* _What the exercise asks_
Your task is to transcribe the records exactly, skipping every image.

════════

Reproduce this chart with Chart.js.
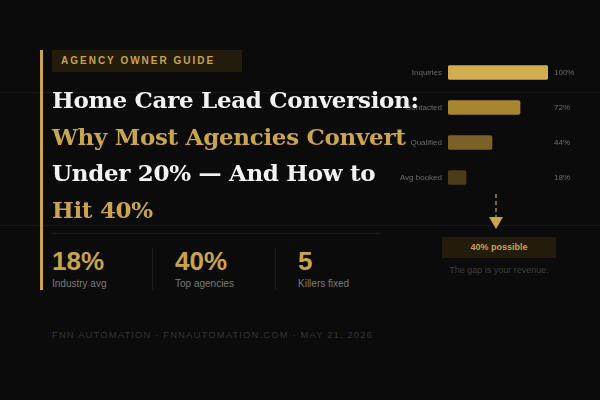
<!DOCTYPE html><html><head><meta charset="utf-8">
<script src="https://cdn.jsdelivr.net/npm/chart.js@4"></script>
<style>
body{margin:0;width:600px;height:400px;background:#0b0b0b;overflow:hidden;position:relative;font-family:"Liberation Sans",Arial,sans-serif}
.a{position:absolute}
#cw{left:390px;top:55px;width:210px;height:140px}
h1{position:absolute;left:52px;top:82px;margin:0;font-family:"DejaVu Serif",Georgia,serif;font-weight:bold;font-size:23px;line-height:36.5px;color:#f2f2f2;z-index:3;letter-spacing:-0.3px;white-space:nowrap}
.g{color:#caa54d}
</style></head><body>
<div class="a" style="left:0;top:92px;width:600px;height:1px;background:#161616"></div>
<div class="a" style="left:0;top:225px;width:600px;height:1px;background:#161616"></div>
<div class="a" style="left:40px;top:50px;width:3px;height:240px;background:#c9a449"></div>
<div class="a" style="left:52px;top:50px;width:190px;height:22px;background:#231b0c;color:#c9a449;font-size:10px;font-weight:bold;letter-spacing:2px;line-height:22px;text-indent:9px">AGENCY OWNER GUIDE</div>
<div class="a" id="cw"><canvas id="c"></canvas></div>
<h1>Home Care Lead Conversion:<br><span class="g">Why Most Agencies Convert</span><br>Under 20% — And How to<br><span class="g">Hit 40%</span></h1>
<div class="a" style="left:52px;top:233px;width:328px;height:1px;background:#1c1c1c"></div>
<div class="a" style="left:152px;top:248px;width:1px;height:42px;background:#1c1c1c"></div>
<div class="a" style="left:275px;top:248px;width:1px;height:42px;background:#1c1c1c"></div>
<div id="stats"></div>
<svg class="a" style="left:485px;top:192px" width="22" height="40"><line x1="11" y1="2" x2="11" y2="26" stroke="#7a6630" stroke-width="2" stroke-dasharray="4,3"/><polygon points="4,25 18,25 11,37" fill="#c9a449"/></svg>
<div class="a" style="left:442px;top:237px;width:114px;height:21px;background:#231b0c;color:#c9a449;font-size:9px;font-weight:bold;text-align:center;line-height:21px">40% possible</div>
<div class="a" style="left:440px;top:265px;width:118px;text-align:center;color:#3f3f3f;font-size:9px">The gap is your revenue.</div>
<div class="a" style="left:52px;top:329px;color:#333;font-size:9.5px;letter-spacing:1.1px">FNN AUTOMATION · FNNAUTOMATION.COM · MAY 21, 2026</div>
<script>
const categories=["Inquiries","Contacted","Qualified","Avg booked"];
const values=[100,72,44,18];
const barColors=["#d2ae50","#a8852f","#7a6126","#4c3c1a"];
const statValues=["18%","40%","5"];
const statLabels=["Industry avg","Top agencies","Killers fixed"];
const sx=[52,175,298];
document.getElementById('stats').innerHTML=statValues.map((v,i)=>`<div class="a" style="left:${sx[i]}px;top:246px;color:#c9a449;font-size:26px;font-weight:bold;line-height:30px">${v}</div><div class="a" style="left:${sx[i]}px;top:278px;color:#7a7a7a;font-size:10px">${statLabels[i]}</div>`).join('');
const lbl={id:'lbl',afterDatasetsDraw(ch){const c=ch.ctx,m=ch.getDatasetMeta(0);c.save();c.font='8px "Liberation Sans",Arial';c.textBaseline='middle';
m.data.forEach((b,i)=>{c.fillStyle='#6a6a6a';c.textAlign='right';c.fillText(categories[i],ch.chartArea.left-6,b.y);c.textAlign='left';c.fillText(values[i]+'%',ch.chartArea.right+6,b.y);});c.restore();}};
new Chart(document.getElementById('c'),{type:'bar',data:{labels:categories,datasets:[{data:values,backgroundColor:barColors,barThickness:14,borderRadius:2,borderSkipped:false}]},
options:{indexAxis:'y',responsive:true,maintainAspectRatio:false,animation:false,layout:{padding:{left:58,right:52,top:0,bottom:0}},
plugins:{legend:{display:false},tooltip:{enabled:false}},scales:{x:{display:false,min:0,max:100},y:{display:false}}},plugins:[lbl]});
</script></body></html>
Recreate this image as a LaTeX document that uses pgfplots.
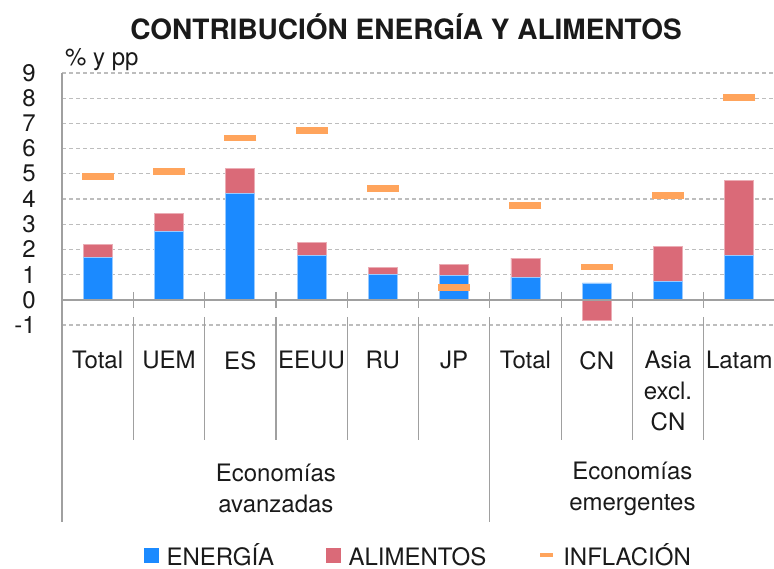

════════

* _The completed task_
Reproduce this chart with Chart.js.
<!DOCTYPE html><html><head><meta charset="utf-8">
<script src="https://cdn.jsdelivr.net/npm/chart.js@4"></script>
<style>
body{margin:0;width:600px;height:400px;background:#0b0b0b;overflow:hidden;position:relative;font-family:"Liberation Sans",Arial,sans-serif}
.a{position:absolute}
#cw{left:390px;top:55px;width:210px;height:140px}
h1{position:absolute;left:52px;top:82px;margin:0;font-family:"DejaVu Serif",Georgia,serif;font-weight:bold;font-size:23px;line-height:36.5px;color:#f2f2f2;z-index:3;letter-spacing:-0.3px;white-space:nowrap}
.g{color:#caa54d}
</style></head><body>
<div class="a" style="left:0;top:92px;width:600px;height:1px;background:#161616"></div>
<div class="a" style="left:0;top:225px;width:600px;height:1px;background:#161616"></div>
<div class="a" style="left:40px;top:50px;width:3px;height:240px;background:#c9a449"></div>
<div class="a" style="left:52px;top:50px;width:190px;height:22px;background:#231b0c;color:#c9a449;font-size:10px;font-weight:bold;letter-spacing:2px;line-height:22px;text-indent:9px">AGENCY OWNER GUIDE</div>
<div class="a" id="cw"><canvas id="c"></canvas></div>
<h1>Home Care Lead Conversion:<br><span class="g">Why Most Agencies Convert</span><br>Under 20% — And How to<br><span class="g">Hit 40%</span></h1>
<div class="a" style="left:52px;top:233px;width:328px;height:1px;background:#1c1c1c"></div>
<div class="a" style="left:152px;top:248px;width:1px;height:42px;background:#1c1c1c"></div>
<div class="a" style="left:275px;top:248px;width:1px;height:42px;background:#1c1c1c"></div>
<div id="stats"></div>
<svg class="a" style="left:485px;top:192px" width="22" height="40"><line x1="11" y1="2" x2="11" y2="26" stroke="#7a6630" stroke-width="2" stroke-dasharray="4,3"/><polygon points="4,25 18,25 11,37" fill="#c9a449"/></svg>
<div class="a" style="left:442px;top:237px;width:114px;height:21px;background:#231b0c;color:#c9a449;font-size:9px;font-weight:bold;text-align:center;line-height:21px">40% possible</div>
<div class="a" style="left:440px;top:265px;width:118px;text-align:center;color:#3f3f3f;font-size:9px">The gap is your revenue.</div>
<div class="a" style="left:52px;top:329px;color:#333;font-size:9.5px;letter-spacing:1.1px">FNN AUTOMATION · FNNAUTOMATION.COM · MAY 21, 2026</div>
<script>
const categories=["Inquiries","Contacted","Qualified","Avg booked"];
const values=[100,72,44,18];
const barColors=["#d2ae50","#a8852f","#7a6126","#4c3c1a"];
const statValues=["18%","40%","5"];
const statLabels=["Industry avg","Top agencies","Killers fixed"];
const sx=[52,175,298];
document.getElementById('stats').innerHTML=statValues.map((v,i)=>`<div class="a" style="left:${sx[i]}px;top:246px;color:#c9a449;font-size:26px;font-weight:bold;line-height:30px">${v}</div><div class="a" style="left:${sx[i]}px;top:278px;color:#7a7a7a;font-size:10px">${statLabels[i]}</div>`).join('');
const lbl={id:'lbl',afterDatasetsDraw(ch){const c=ch.ctx,m=ch.getDatasetMeta(0);c.save();c.font='8px "Liberation Sans",Arial';c.textBaseline='middle';
m.data.forEach((b,i)=>{c.fillStyle='#6a6a6a';c.textAlign='right';c.fillText(categories[i],ch.chartArea.left-6,b.y);c.textAlign='left';c.fillText(values[i]+'%',ch.chartArea.right+6,b.y);});c.restore();}};
new Chart(document.getElementById('c'),{type:'bar',data:{labels:categories,datasets:[{data:values,backgroundColor:barColors,barThickness:14,borderRadius:2,borderSkipped:false}]},
options:{indexAxis:'y',responsive:true,maintainAspectRatio:false,animation:false,layout:{padding:{left:58,right:52,top:0,bottom:0}},
plugins:{legend:{display:false},tooltip:{enabled:false}},scales:{x:{display:false,min:0,max:100},y:{display:false}}},plugins:[lbl]});
</script></body></html>
Recreate this image as a LaTeX document that uses pgfplots.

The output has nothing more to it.